It is a myth that sleeping with your bra at night causes breast cancer. Studies have also shown no evidence of cancer risk that is affected by the type of bra you wear. Thus, you can continue wearing any kind of bra you like—whatever that makes you feel comfortable and most like yourself.
Studies have shown that pregnancy and delivery may reduce the risk of breast cancer, but research suggests breastfeeding may reduce the risk as well. This may be linked to a reduction in exposure to ovarian hormones while pregnant and nursing due to fewer menstrual cycles. Additionally, pregnancy and nursing change breast cells. Since these cells have already been differentiated to produce milk, some researchers speculate they might be less likely to transform into cancer cells. Another possibility is also the fact that the breast tissue you shed during lactation, particularly when you finish lactating, may result in the elimination of potentially damaged cells. While breast cancer isn’t preventable, if you know the risk factors, you can make positive changes and get the recommended screenings. Early detection can really make a difference.

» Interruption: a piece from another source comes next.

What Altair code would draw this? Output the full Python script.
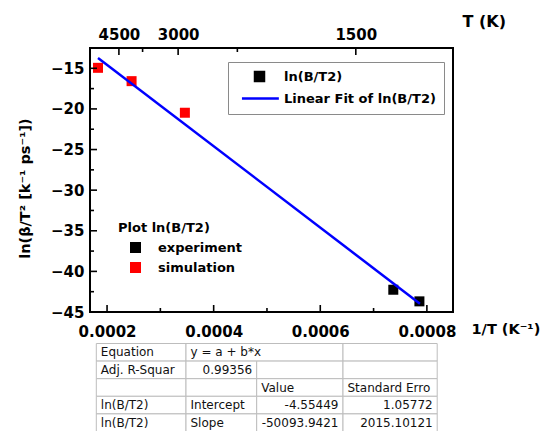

While it doesn’t happen frequently, some women have discovered they had breast cancer while they were pregnant. Fortunately, a biopsy or surgery may be possible with no danger to the baby. Depending on the type of cancer and the recommended level of treatment, chemotherapy is also possible sometimes.
The instances of breast cancer developing while a woman is breastfeeding are low, but some women do find lumps during this period. While this is an unnerving discovery, it’s important for nursing moms to know that mammograms and biopsies are safe and will have no effect on their breast milk.
Most incidents of breast cancer develop because of environmental or lifestyle factors alone, with no connection to a family history of cancer. This means you have more control over your personal risk factors by getting more active, eating healthier foods, and avoiding “risky” behaviors (smoking, alcohol consumption, etc.).